İki ülke sadece aylar süren müzakerelerin ardından geçen yıl bir serbest ticaret anlaşması imzaladı ve Çin artık ülkenin ana yabancı yatırım kaynağı.
Demiryolu öncelikli
Belgrad, Kuşak ve Yol Girişimine katılan ilk Avrupa ülkelerinden biri oldu ve küresel altyapı geliştirme stratejisi için önemli bir merkez ve Avrupa’ya açılan bir kapı haline geldi.
Bunun sonucunda ortaya çıkan en yüksek profilli yatırımlardan bazıları, Hebei merkezli HBIS Group tarafından satın alındıktan altı ay sonra kâra geçmeye başlayan Smederevo’daki daha önce zarar eden bir çelik fabrikası ve Belgrad ile Macaristan’ın başkenti Budapeşte arasındaki amiral gemisi demiryolu bağlantısı.
Renmin Üniversitesi’nden Wang, demiryolunun Xi’nin Avrupa turu için bir öncelik olacağını söyledi.
“Macaristan-Sırbistan demiryolu Avrupa’nın altyapısı için büyük bir destek” dedi ve ekledi: “Gelecekte Çin ve Avrupa arasında yatırım, üretim ve yerelleştirme alanlarındaki işbirliğinin de güçlendirilmesi gerekiyor.”

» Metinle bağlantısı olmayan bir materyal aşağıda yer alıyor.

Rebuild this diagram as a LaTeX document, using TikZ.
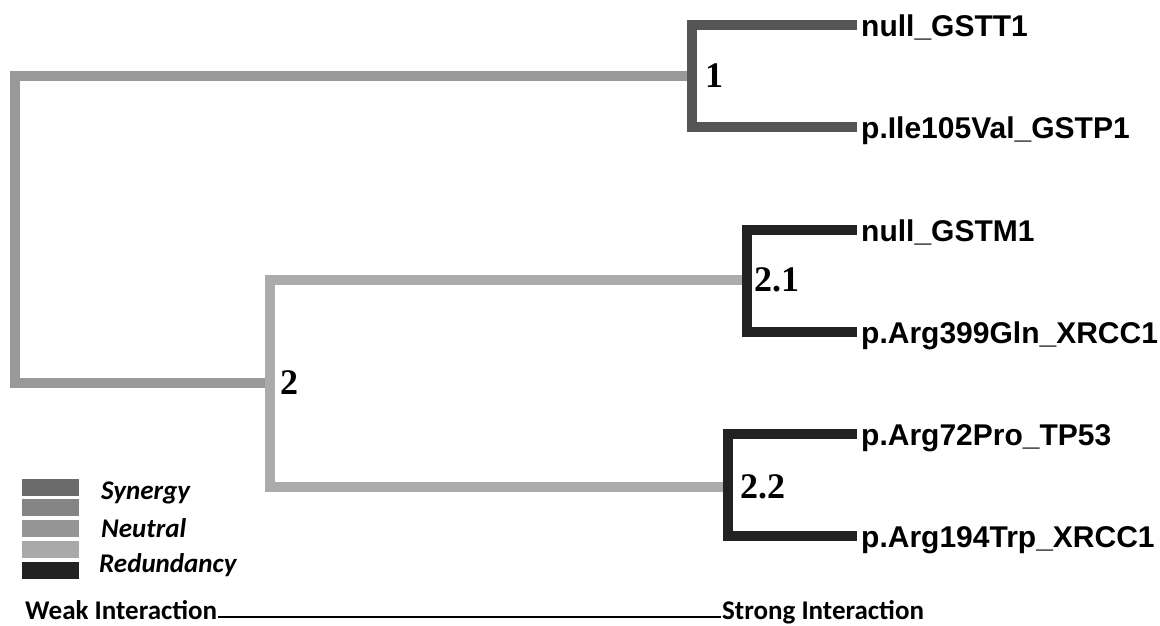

Macaristan Çin’e desteği önemli
Xi’nin Avrupa turunun son durağı çarşamba ve cuma günleri arasında ziyaret edeceği Macaristan. Bu onun devlet başkanı olarak ilk ziyareti olacak.
AB ve NATO’nun Pekin’e karşı daha sert bir tutum benimsemesiyle birlikte, Macaristan’ın her iki grubun da üyesi olarak verdiği destek Çin için giderek daha önemli hale geldi.
Çin’in üst düzey diplomatı Wang Yi geçtiğimiz hafta Macaristan’ı temmuz ayında AB dönem başkanlığını devraldıktan sonra Çin’e karşı “akılcı ve dostane bir bakış açısı” geliştirmeye çağırdı.
Tsinghua Üniversitesi’nde uluslararası ilişkiler profesörü olan Shi Zhiqin, AB’nin Çin algısının değiştiğini söyledi.
“Eğer her şey güvenliği vurgularsa, yani aşırı derecede güvenlikleştirilir ve siyasallaştırılırsa, o zaman işbirliği için pek çok fırsat kaybedilir ve bu da günümüzün küreselleşme eğilimine uygun değildir” dedi.
AB bir bütün olarak Çin ile ilişkilerini “riskten arındırmaya” ve ekonomik tedarik zinciri bağımlılıklarını azaltmaya çalışırken, Başbakan Viktor Orban yönetimindeki Macaristan özellikle elektrikli araç ve batarya üretimi sektörlerinde daha fazla yatırım çekmek için çabalarını iki katına çıkardı.
Macaristan Dışişleri Bakanı Peter Szijjarto, Pekin’e yaptığı son ziyaretin ardından, Kuşak ve Yol Girişimi kapsamındaki demiryolu projelerine daha fazla fon sağlanacağını ve Çin devlet firması Fiberhome Telecom Tech’in ülkede optik kablo üretimi için bir üs kurmak üzere 22 milyon ABD doları tutarında bir yatırım yapacağını açıkladı.
Xi, turun Sırbistan ve Macaristan ile mevcut ilişkileri “derinleştirmesini” ve gelecekte “daha da iyi” bir işbirliğiyle sonuçlanmasını beklediğini söyledi.
Bu hafta başında Xi, Çin’in Paris ile diplomatik bağlar kurmasının sırasıyla 60. yıldönümünü kutlamak üzere Fransa’daydı.
Ancak uzmanlar bu sembolizmin ötesinde tüm ziyaretin Avrupa’daki “Çin algısını” değiştirmek için bir fırsat olabileceği görüşünde.